━━━ DATA SEGMENT

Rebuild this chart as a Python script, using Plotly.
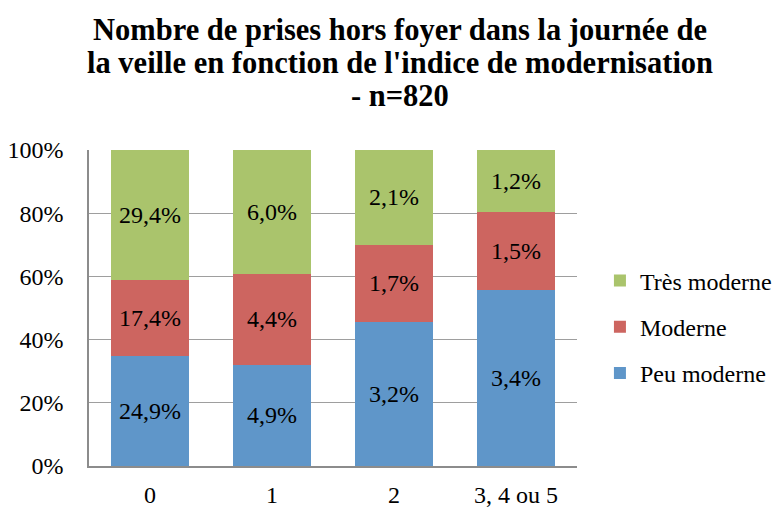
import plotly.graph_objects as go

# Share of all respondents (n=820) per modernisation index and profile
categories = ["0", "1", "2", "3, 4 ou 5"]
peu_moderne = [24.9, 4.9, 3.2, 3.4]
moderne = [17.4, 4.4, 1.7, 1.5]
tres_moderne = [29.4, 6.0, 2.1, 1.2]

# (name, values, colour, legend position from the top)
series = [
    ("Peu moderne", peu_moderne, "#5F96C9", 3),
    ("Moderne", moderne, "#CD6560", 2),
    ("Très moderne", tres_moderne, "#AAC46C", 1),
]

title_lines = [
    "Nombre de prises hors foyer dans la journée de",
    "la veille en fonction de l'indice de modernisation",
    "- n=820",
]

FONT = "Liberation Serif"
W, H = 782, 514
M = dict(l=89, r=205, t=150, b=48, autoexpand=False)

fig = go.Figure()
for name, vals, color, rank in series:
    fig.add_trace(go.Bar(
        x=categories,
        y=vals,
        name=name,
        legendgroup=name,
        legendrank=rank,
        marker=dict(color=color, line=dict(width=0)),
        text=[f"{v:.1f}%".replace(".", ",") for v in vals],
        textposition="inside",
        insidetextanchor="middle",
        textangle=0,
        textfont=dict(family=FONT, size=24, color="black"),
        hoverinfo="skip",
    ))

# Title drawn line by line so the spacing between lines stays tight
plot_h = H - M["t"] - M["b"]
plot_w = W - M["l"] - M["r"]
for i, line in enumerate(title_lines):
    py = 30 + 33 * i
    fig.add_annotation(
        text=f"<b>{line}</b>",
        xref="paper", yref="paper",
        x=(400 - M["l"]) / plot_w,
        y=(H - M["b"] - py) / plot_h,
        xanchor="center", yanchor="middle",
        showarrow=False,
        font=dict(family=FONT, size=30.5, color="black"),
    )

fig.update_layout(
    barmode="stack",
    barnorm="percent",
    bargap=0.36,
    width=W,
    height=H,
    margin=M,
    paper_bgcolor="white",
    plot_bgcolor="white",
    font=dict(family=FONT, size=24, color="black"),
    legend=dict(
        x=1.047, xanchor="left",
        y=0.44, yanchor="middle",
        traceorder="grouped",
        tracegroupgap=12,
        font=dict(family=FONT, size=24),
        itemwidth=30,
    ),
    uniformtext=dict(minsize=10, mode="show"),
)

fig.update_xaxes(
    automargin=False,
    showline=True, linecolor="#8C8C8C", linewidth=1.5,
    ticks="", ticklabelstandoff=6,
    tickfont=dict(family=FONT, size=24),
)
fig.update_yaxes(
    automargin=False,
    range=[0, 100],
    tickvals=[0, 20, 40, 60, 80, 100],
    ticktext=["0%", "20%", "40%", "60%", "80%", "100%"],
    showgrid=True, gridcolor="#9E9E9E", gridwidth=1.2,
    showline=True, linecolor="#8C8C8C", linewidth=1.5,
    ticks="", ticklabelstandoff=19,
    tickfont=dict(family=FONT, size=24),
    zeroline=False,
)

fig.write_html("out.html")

━━━━━━

PROBLEM TO WORK ON: Return nothing but the lines running from the start of the data to the line with "M = dict(l=89, r=205, t=150, b=48, autoexpand=False)", please, both ends included and no pictures.

WRITTEN ANSWER:
Rebuild this chart as a Python script, using Plotly.
import plotly.graph_objects as go

# Share of all respondents (n=820) per modernisation index and profile
categories = ["0", "1", "2", "3, 4 ou 5"]
peu_moderne = [24.9, 4.9, 3.2, 3.4]
moderne = [17.4, 4.4, 1.7, 1.5]
tres_moderne = [29.4, 6.0, 2.1, 1.2]

# (name, values, colour, legend position from the top)
series = [
    ("Peu moderne", peu_moderne, "#5F96C9", 3),
    ("Moderne", moderne, "#CD6560", 2),
    ("Très moderne", tres_moderne, "#AAC46C", 1),
]

title_lines = [
    "Nombre de prises hors foyer dans la journée de",
    "la veille en fonction de l'indice de modernisation",
    "- n=820",
]

FONT = "Liberation Serif"
W, H = 782, 514
M = dict(l=89, r=205, t=150, b=48, autoexpand=False)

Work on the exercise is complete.